_Given task_
Word for word, give the material below again, minus any images.

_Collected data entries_
%%
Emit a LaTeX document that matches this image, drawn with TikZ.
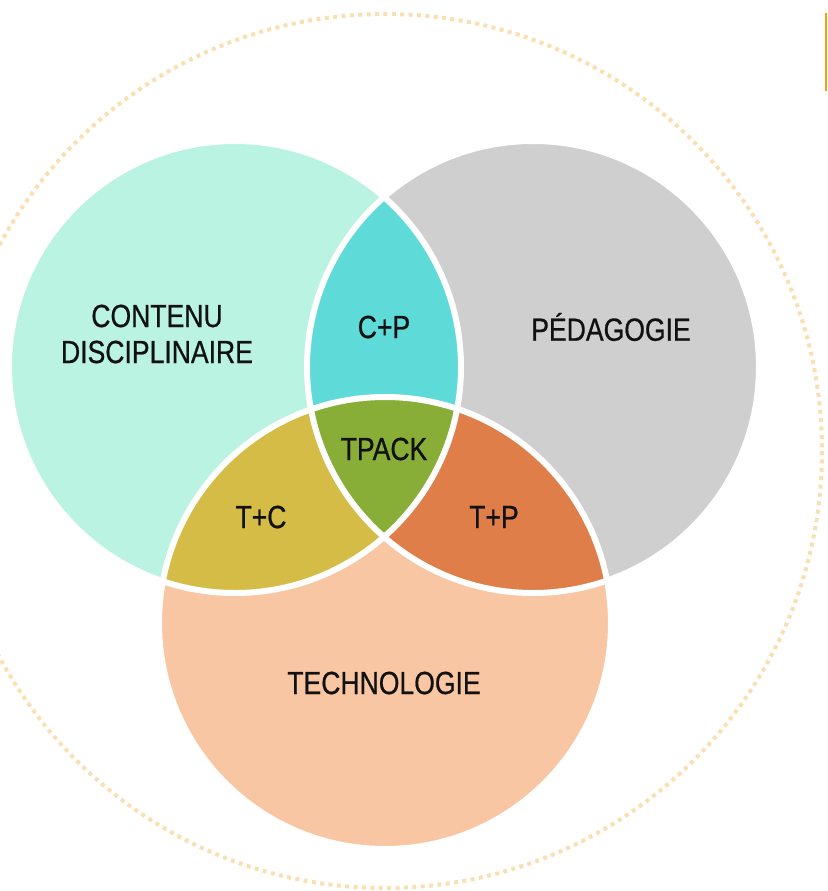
\documentclass[tikz,border=0pt]{standalone}
\usepackage{fontspec}
\setmainfont[FakeStretch=0.83,FakeBold=0.6]{Liberation Sans}
\definecolor{cC}{HTML}{BAF3E1}
\definecolor{cP}{HTML}{CFCFCF}
\definecolor{cT}{HTML}{F8C6A2}
\definecolor{cCP}{HTML}{5EDBD8}
\definecolor{cTC}{HTML}{D4BC47}
\definecolor{cTP}{HTML}{E07E49}
\definecolor{cTPACK}{HTML}{88AE37}
\definecolor{dotcol}{HTML}{F9DFB2}
\definecolor{barcol}{HTML}{F0A30A}
\definecolor{txt}{HTML}{111111}
\begin{document}
\begin{tikzpicture}[x=1pt,y=-1pt,
  lbl/.style={text=txt,font=\fontsize{32}{36}\selectfont,align=center,inner sep=0pt},
  sep/.style={draw=white,line width=6pt}]
\useasboundingbox (0,0) rectangle (827,891);
\coordinate (C) at (235,367);
\coordinate (P) at (533,367);
\coordinate (T) at (385,623);
\coordinate (O) at (385,451);
% outer dotted circle
\draw[dotcol,line width=4pt,dash pattern=on 4pt off 4.4pt] (O) circle (437);
% accent bar
\fill[barcol] (825,13) rectangle (827,91);
% base circles
\fill[cC] (C) circle (226);
\fill[cP] (P) circle (226);
\fill[cT] (T) circle (226);
% pairwise intersections
\begin{scope}\clip (C) circle (226); \fill[cCP] (P) circle (226);\end{scope}
\begin{scope}\clip (C) circle (226); \fill[cTC] (T) circle (226);\end{scope}
\begin{scope}\clip (P) circle (226); \fill[cTP] (T) circle (226);\end{scope}
\begin{scope}\clip (C) circle (226); \clip (P) circle (226); \fill[cTPACK] (T) circle (226);\end{scope}
% separators
\draw[sep] (C) circle (226);
\draw[sep] (P) circle (226);
\draw[sep] (T) circle (226);
% labels
\node[lbl] (lC) at (157,334) {CONTENU\\DISCIPLINAIRE};
\node[lbl] (lCP) at (384,327) {C+P};
\node[lbl] (lP) at (611,327) {PÉDAGOGIE};
\node[lbl] (lTPACK) at (384,449) {TPACK};
\node[lbl] (lTC) at (261,517) {T+C};
\node[lbl] (lTP) at (494,517) {T+P};
\node[lbl] (lT) at (384,683) {TECHNOLOGIE};
\end{tikzpicture}
\end{document}
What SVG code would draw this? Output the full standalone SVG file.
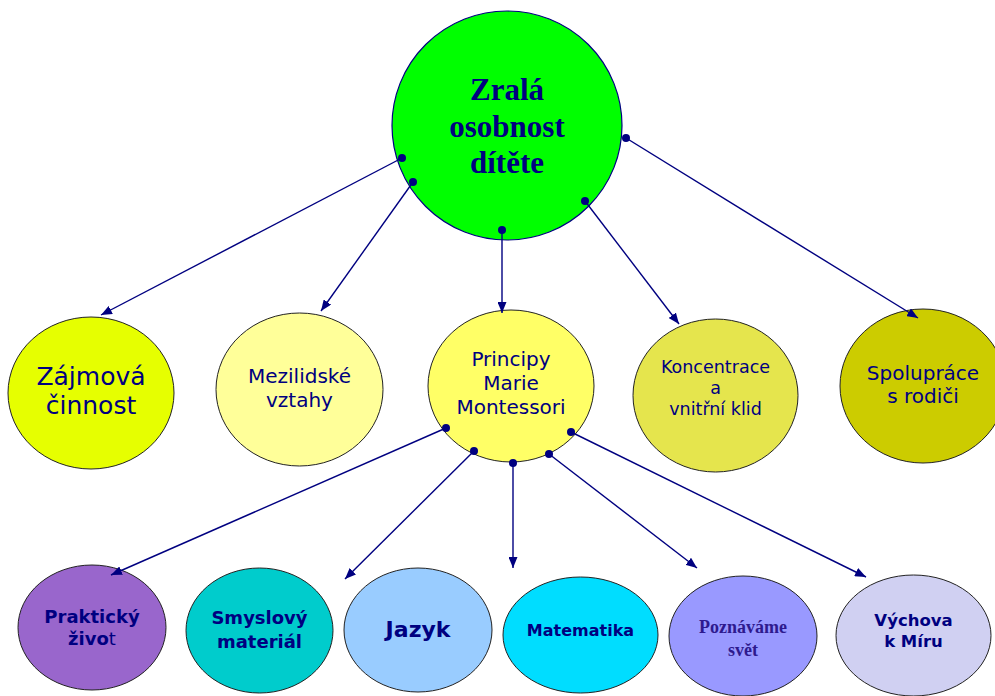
%%
_Response below_
Emit a LaTeX document that matches this image, drawn with TikZ.
\documentclass[tikz,border=0pt]{standalone}
\usepackage{fontspec}
\setmainfont[FakeStretch=0.83,FakeBold=0.6]{Liberation Sans}
\definecolor{cC}{HTML}{BAF3E1}
\definecolor{cP}{HTML}{CFCFCF}
\definecolor{cT}{HTML}{F8C6A2}
\definecolor{cCP}{HTML}{5EDBD8}
\definecolor{cTC}{HTML}{D4BC47}
\definecolor{cTP}{HTML}{E07E49}
\definecolor{cTPACK}{HTML}{88AE37}
\definecolor{dotcol}{HTML}{F9DFB2}
\definecolor{barcol}{HTML}{F0A30A}
\definecolor{txt}{HTML}{111111}
\begin{document}
\begin{tikzpicture}[x=1pt,y=-1pt,
  lbl/.style={text=txt,font=\fontsize{32}{36}\selectfont,align=center,inner sep=0pt},
  sep/.style={draw=white,line width=6pt}]
\useasboundingbox (0,0) rectangle (827,891);
\coordinate (C) at (235,367);
\coordinate (P) at (533,367);
\coordinate (T) at (385,623);
\coordinate (O) at (385,451);
% outer dotted circle
\draw[dotcol,line width=4pt,dash pattern=on 4pt off 4.4pt] (O) circle (437);
% accent bar
\fill[barcol] (825,13) rectangle (827,91);
% base circles
\fill[cC] (C) circle (226);
\fill[cP] (P) circle (226);
\fill[cT] (T) circle (226);
% pairwise intersections
\begin{scope}\clip (C) circle (226); \fill[cCP] (P) circle (226);\end{scope}
\begin{scope}\clip (C) circle (226); \fill[cTC] (T) circle (226);\end{scope}
\begin{scope}\clip (P) circle (226); \fill[cTP] (T) circle (226);\end{scope}
\begin{scope}\clip (C) circle (226); \clip (P) circle (226); \fill[cTPACK] (T) circle (226);\end{scope}
% separators
\draw[sep] (C) circle (226);
\draw[sep] (P) circle (226);
\draw[sep] (T) circle (226);
% labels
\node[lbl] (lC) at (157,334) {CONTENU\\DISCIPLINAIRE};
\node[lbl] (lCP) at (384,327) {C+P};
\node[lbl] (lP) at (611,327) {PÉDAGOGIE};
\node[lbl] (lTPACK) at (384,449) {TPACK};
\node[lbl] (lTC) at (261,517) {T+C};
\node[lbl] (lTP) at (494,517) {T+P};
\node[lbl] (lT) at (384,683) {TECHNOLOGIE};
\end{tikzpicture}
\end{document}
What SVG code would draw this? Output the full standalone SVG file.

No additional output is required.